По натуре я не грубиян, но тут не сдержался. Опять же не буду передавать дословно свой ответ, это не для печати. А смысл был в том, что я своих не предаю. Пустить войска в город – это все равно, что поставить против меня моего собственного сына с оружием в руках. Ему сейчас 19, он студент университета и вполне мог бы сидеть в одном из БТРов. Это дико. Это преступление и против нас, и против наших детей.
20 августа утром неожиданно пришел председатель областной организации ветеранов войны и труда Иван Александрович Литвинов.
С Иваном Александровичем мы знакомы с 1962 года. В наших взаимоотношениях было всякое, но неизменным оставалось одно мое уважение к этому человеку. Он всегда был человеком чести, безукоризненно знал нашу систему, у него удивительной силы характер. И характер этот проявлялся во всем: и когда во время войны он мужественно сражался с врагом, будучи офицером Черноморского флота, и когда во время пожара в гостинице «Россия» в Москве спускался из горящего здания по связанной из разорванных простыней веревке, и когда, будучи секретарем обкома, умел заставить любого выполнять то, что было нужно.

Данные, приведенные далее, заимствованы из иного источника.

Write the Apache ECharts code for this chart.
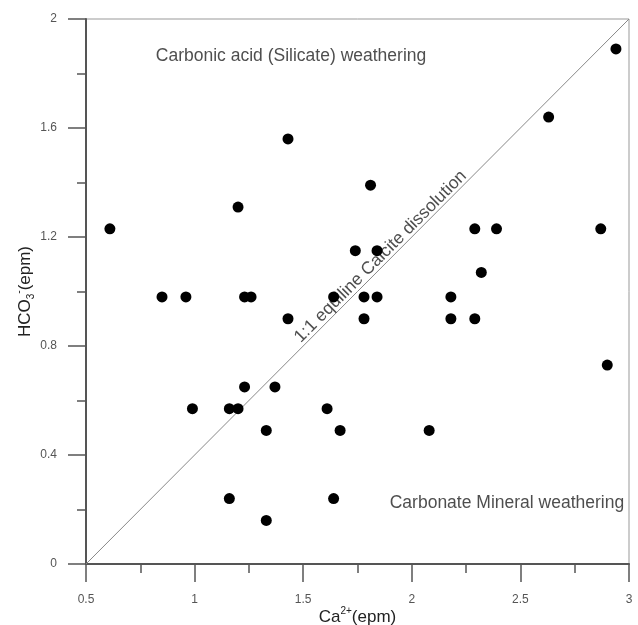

И в тот день он пришел не от смятения и не за помощью, а потому, что как коммунист с большим стажем и опытом не считал себя вправе принимать ответственные решения без согласования с высшим партийным органом. Он сообщил, что союзный комитет ветеранов войны и труда рекомендовал областному отделению этой организации принять постановление о поддержке ГКЧП.

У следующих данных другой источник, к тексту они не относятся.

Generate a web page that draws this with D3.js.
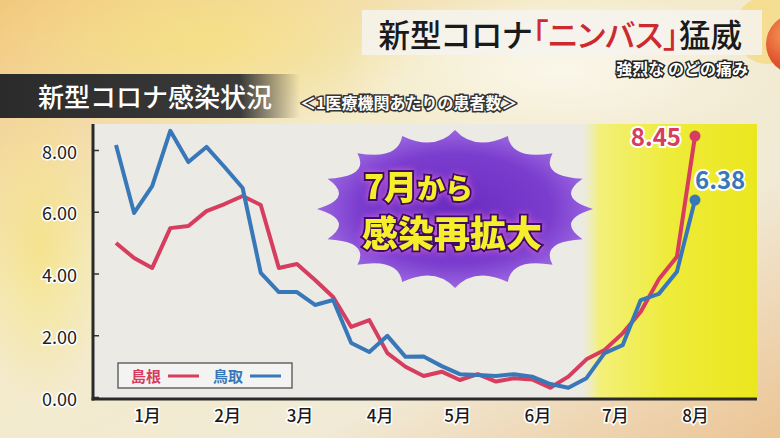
<!DOCTYPE html>
<html><head><meta charset="utf-8">
<script src="https://cdn.jsdelivr.net/npm/d3@7"></script>
<style>
html,body{margin:0;padding:0;background:#f2ecd6;}
svg{display:block;}
text{font-family:"Noto Sans CJK JP","Noto Sans",sans-serif;}
.palt{font-feature-settings:"palt";}
</style></head>
<body>
<svg id="chart" width="780" height="438"></svg>
<script>
// ---- data ----
const weeks = ["2024-12-20","2024-12-27","2025-01-03","2025-01-10","2025-01-17","2025-01-24","2025-01-31",
  "2025-02-07","2025-02-14","2025-02-21","2025-02-28","2025-03-07","2025-03-14","2025-03-21","2025-03-28",
  "2025-04-04","2025-04-11","2025-04-18","2025-04-25","2025-05-02","2025-05-09","2025-05-16","2025-05-23",
  "2025-05-30","2025-06-06","2025-06-13","2025-06-20","2025-06-27","2025-07-04","2025-07-11","2025-07-18",
  "2025-07-25","2025-08-01"];
const shimane = [4.99,4.50,4.18,5.47,5.54,6.02,6.25,6.51,6.22,4.18,4.31,3.79,3.24,2.27,2.49,1.42,0.98,
  0.68,0.82,0.55,0.74,0.50,0.61,0.57,0.30,0.66,1.22,1.52,2.06,2.76,3.81,4.54,8.45];
const tottori = [8.16,5.96,6.83,8.62,7.61,8.10,7.45,6.77,4.02,3.40,3.40,2.98,3.14,1.75,1.46,1.98,1.30,
  1.31,1.00,0.74,0.71,0.68,0.74,0.66,0.42,0.30,0.61,1.42,1.68,3.14,3.34,4.06,6.38];
const seriesNames = ["島根","鳥取"];
const yTicks = [0,2,4,6,8];
const titleParts = ["新型コロナ","「ニンバス」","猛威"];
const subTitle = "強烈な のどの痛み";
const chartTitle = "新型コロナ感染状況";
const unitNote = "＜1医療機関あたりの患者数＞";
const calloutLines = [["7月","から"],["感染再拡大",""]];

// ---- setup ----
const svg = d3.select("#chart");
const defs = svg.append("defs");
const RED = "#d63d5e", BLUE = "#3878b8";
const parse = d3.timeParse("%Y-%m-%d");
const dates = weeks.map(parse);

// background gradients
const bg = defs.append("linearGradient").attr("id","bg").attr("x1","0").attr("y1","0").attr("x2","1").attr("y2","1");
bg.append("stop").attr("offset","0").attr("stop-color","#f2c77e");
bg.append("stop").attr("offset","0.35").attr("stop-color","#f4ebc8");
bg.append("stop").attr("offset","0.7").attr("stop-color","#f1ead6");
bg.append("stop").attr("offset","1").attr("stop-color","#ecc494");
svg.append("rect").attr("width",780).attr("height",438).attr("fill","url(#bg)");
const rg = defs.append("radialGradient").attr("id","blob");
rg.append("stop").attr("offset","0").attr("stop-color","#f6e27a").attr("stop-opacity",0.7);
rg.append("stop").attr("offset","1").attr("stop-color","#f6e27a").attr("stop-opacity",0);
svg.append("ellipse").attr("cx",200).attr("cy",40).attr("rx",220).attr("ry",90).attr("fill","url(#blob)");
svg.append("ellipse").attr("cx",40).attr("cy",250).attr("rx",70).attr("ry",150).attr("fill","url(#blob)");
const rg2 = defs.append("radialGradient").attr("id","blob2");
rg2.append("stop").attr("offset","0").attr("stop-color","#ffffff").attr("stop-opacity",0.6);
rg2.append("stop").attr("offset","1").attr("stop-color","#ffffff").attr("stop-opacity",0);
svg.append("ellipse").attr("cx",560).attr("cy",70).attr("rx",220).attr("ry",80).attr("fill","url(#blob2)");

// decorative balls top right
const ball = defs.append("radialGradient").attr("id","ball").attr("cx","0.35").attr("cy","0.35");
ball.append("stop").attr("offset","0").attr("stop-color","#f79a5a");
ball.append("stop").attr("offset","1").attr("stop-color","#e0502a");
svg.append("circle").attr("cx",768).attr("cy",30).attr("r",34).attr("fill","#f7d66a").attr("opacity",0.6);
svg.append("circle").attr("cx",796).attr("cy",44).attr("r",30).attr("fill","url(#ball)");

// title box
svg.append("rect").attr("x",362).attr("y",10).attr("width",400).attr("height",45).attr("fill","#f4f3ee").attr("opacity",0.85);
const tt = svg.append("text").attr("class","palt").attr("x",742).attr("y",47).attr("text-anchor","end")
  .attr("font-size",31.5).attr("font-weight",500).attr("fill","#1a1a1a");
tt.append("tspan").text(titleParts[0]);
tt.append("tspan").attr("fill","#cc2a2e").text(titleParts[1]);
tt.append("tspan").text(titleParts[2]);
svg.append("text").attr("x",748).attr("y",75).attr("text-anchor","end").attr("font-size",16).attr("font-weight",700)
  .attr("fill","#ffffff").attr("stroke","#222").attr("stroke-width",3).attr("paint-order","stroke").text(subTitle);

// left banner
const ban = defs.append("linearGradient").attr("id","ban");
ban.append("stop").attr("offset","0").attr("stop-color","#2b2b2b");
ban.append("stop").attr("offset","0.8").attr("stop-color","#3a3a3a");
ban.append("stop").attr("offset","1").attr("stop-color","#3a3a3a").attr("stop-opacity",0);
svg.append("rect").attr("x",0).attr("y",74).attr("width",300).attr("height",44).attr("fill","url(#ban)");
svg.append("text").attr("x",38).attr("y",107).attr("font-size",26).attr("font-weight",500).attr("fill","#fff").text(chartTitle);
svg.append("text").attr("x",300).attr("y",109).attr("font-size",16).attr("font-weight",700).attr("fill","#fff")
  .attr("stroke","#333").attr("stroke-width",3).attr("paint-order","stroke").text(unitNote);

// plot panel
const PL = 93, PR = 757, PT = 124, PB = 399;
svg.append("rect").attr("x",PL).attr("y",PT).attr("width",PR-PL).attr("height",PB-PT).attr("fill","#ebeae5");
const yel = defs.append("linearGradient").attr("id","yel");
yel.append("stop").attr("offset","0").attr("stop-color","#f0ef9a").attr("stop-opacity",0);
yel.append("stop").attr("offset","0.1").attr("stop-color","#f3f07a");
yel.append("stop").attr("offset","0.5").attr("stop-color","#eeeb3a");
yel.append("stop").attr("offset","1").attr("stop-color","#ebe71e");
svg.append("rect").attr("x",582).attr("y",PT).attr("width",PR-582).attr("height",PB-PT).attr("fill","url(#yel)");

// scales
const x = d3.scaleTime().domain([dates[0], dates[dates.length-1]]).range([116, 695]);
const y = d3.scaleLinear().domain([0, 8]).range([397, 150]);

// starburst callout
const cx = 455, cy = 209, rx = 138, ry = 79, N = 16, inner = 0.74;
let p = d3.path();
for (let k = 0; k <= N; k++) {
  const a = 2*Math.PI*k/N - Math.PI/2;
  const px = cx + rx*Math.cos(a), py = cy + ry*Math.sin(a);
  if (k === 0) p.moveTo(px, py);
  else {
    const am = a - Math.PI/N;
    p.quadraticCurveTo(cx + rx*inner*Math.cos(am), cy + ry*inner*Math.sin(am), px, py);
  }
}
const sb = defs.append("radialGradient").attr("id","sb");
sb.append("stop").attr("offset","0").attr("stop-color","#6a2bc0");
sb.append("stop").attr("offset","0.7").attr("stop-color","#7b3dce");
sb.append("stop").attr("offset","1").attr("stop-color","#9a66e0");
svg.append("path").attr("d", p.toString()).attr("fill","url(#sb)");
const glow = defs.append("filter").attr("id","glow").attr("x","-20%").attr("y","-30%").attr("width","140%").attr("height","160%");
glow.append("feGaussianBlur").attr("in","SourceAlpha").attr("stdDeviation",3).attr("result","b");
glow.append("feFlood").attr("flood-color","#d05ad8").attr("result","c");
glow.append("feComposite").attr("in","c").attr("in2","b").attr("operator","in").attr("result","g");
const fm = glow.append("feMerge"); fm.append("feMergeNode").attr("in","g"); fm.append("feMergeNode").attr("in","SourceGraphic");
const cg = svg.append("g").attr("filter","url(#glow)");
const l1 = cg.append("text").attr("x",364).attr("y",199).attr("fill","#f6ee2c").attr("stroke","#3a0f66").attr("stroke-width",4)
  .attr("paint-order","stroke").attr("font-weight",900);
l1.append("tspan").attr("font-size",33).text(calloutLines[0][0]);
l1.append("tspan").attr("font-size",28).text(calloutLines[0][1]);
cg.append("text").attr("x",362).attr("y",247).attr("fill","#f6ee2c").attr("stroke","#3a0f66").attr("stroke-width",4)
  .attr("paint-order","stroke").attr("font-weight",900).attr("font-size",36).text(calloutLines[1][0]);

// lines
const line = d3.line().x((d,i) => x(dates[i])).y(d => y(d));
[[shimane, RED],[tottori, BLUE]].forEach(([vals, col]) => {
  svg.append("path").datum(vals).attr("d", line).attr("fill","none").attr("stroke",col)
    .attr("stroke-width",4).attr("stroke-linejoin","round");
});
// end markers and labels
const last = dates.length - 1;
svg.append("circle").attr("cx",x(dates[last])).attr("cy",y(shimane[last])).attr("r",5.5).attr("fill",RED);
svg.append("circle").attr("cx",x(dates[last])).attr("cy",y(tottori[last])).attr("r",5.5).attr("fill",BLUE);
svg.append("text").attr("x",x(dates[last])-14).attr("y",y(shimane[last])+10).attr("text-anchor","end")
  .attr("font-size",24).attr("font-weight",700).attr("fill",RED).attr("stroke","#fff").attr("stroke-width",4)
  .attr("paint-order","stroke").text(d3.format(".2f")(shimane[last]));
svg.append("text").attr("x",x(dates[last])).attr("y",y(tottori[last])-11).attr("text-anchor","start")
  .attr("font-size",24).attr("font-weight",700).attr("fill",BLUE).attr("stroke","#fff").attr("stroke-width",4)
  .attr("paint-order","stroke").text(d3.format(".2f")(tottori[last]));

// axes
const yAxis = d3.axisLeft(y).tickValues(yTicks).tickFormat(d3.format(".2f")).tickSizeInner(-6).tickSizeOuter(0).tickPadding(16);
const gy = svg.append("g").attr("transform",`translate(${PL},0)`).call(yAxis);
gy.select(".domain").remove();
gy.selectAll(".tick line").attr("stroke","#333").attr("stroke-width",1.5);
gy.selectAll(".tick text").attr("font-family","'Noto Sans','Open Sans',sans-serif").attr("font-size",18).attr("fill","#222")
  .attr("stroke","#fff").attr("stroke-width",3).attr("paint-order","stroke").attr("dy","0.45em");

const xAxis = d3.axisBottom(x).ticks(d3.timeMonth.every(1)).tickFormat(d => (d.getMonth()+1) + "月").tickSize(0).tickPadding(11);
const gx = svg.append("g").attr("transform",`translate(0,${PB})`).call(xAxis);
gx.select(".domain").remove();
gx.selectAll(".tick text").attr("font-family","'Noto Sans CJK JP',sans-serif").attr("font-size",17).attr("font-weight",500)
  .attr("fill","#1a1a1a").attr("stroke","#fff").attr("stroke-width",3).attr("paint-order","stroke");

svg.append("line").attr("x1",PL).attr("x2",PL).attr("y1",PT).attr("y2",PB+1.5).attr("stroke","#2a2a2a").attr("stroke-width",3);
svg.append("line").attr("x1",PL-1.5).attr("x2",PR).attr("y1",PB).attr("y2",PB).attr("stroke","#2a2a2a").attr("stroke-width",3);

// legend
const lg = svg.append("g");
lg.append("rect").attr("x",118).attr("y",363).attr("width",174).attr("height",25).attr("fill","#f3f3f1").attr("stroke","#666").attr("stroke-width",1.5);
[[seriesNames[0], RED, 131],[seriesNames[1], BLUE, 213]].forEach(([name, col, lx]) => {
  lg.append("text").attr("x",lx).attr("y",382).attr("font-size",15).attr("font-weight",700).attr("fill",col).text(name);
  lg.append("line").attr("x1",lx+37).attr("x2",lx+68).attr("y1",376).attr("y2",376).attr("stroke",col).attr("stroke-width",3);
});
</script>
</body></html>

Не скрою, у нас получилась небольшая дискуссия, поскольку я посоветовал не торопиться выполнять эту рекомендацию. Иван Александрович прекрасно знает, что такое партийная дисциплина, поэтому он поинтересовался, как могу я советовать такие вещи, когда являюсь членом ЦК, а этот самый ЦК ГКЧП как раз и поддерживает. Я сразу заметил, что все это говорилось с хитрецой. Было ясно, что он не одобряет действия ГКЧП. Не знаю, нужно ли было это делать, но я все-таки объяснил, что у меня есть своя голова на плечах, кроме «коллективного разума партии», и еще простая человеческая совесть, которая не позволяет провоцировать людей на заранее обреченные действия.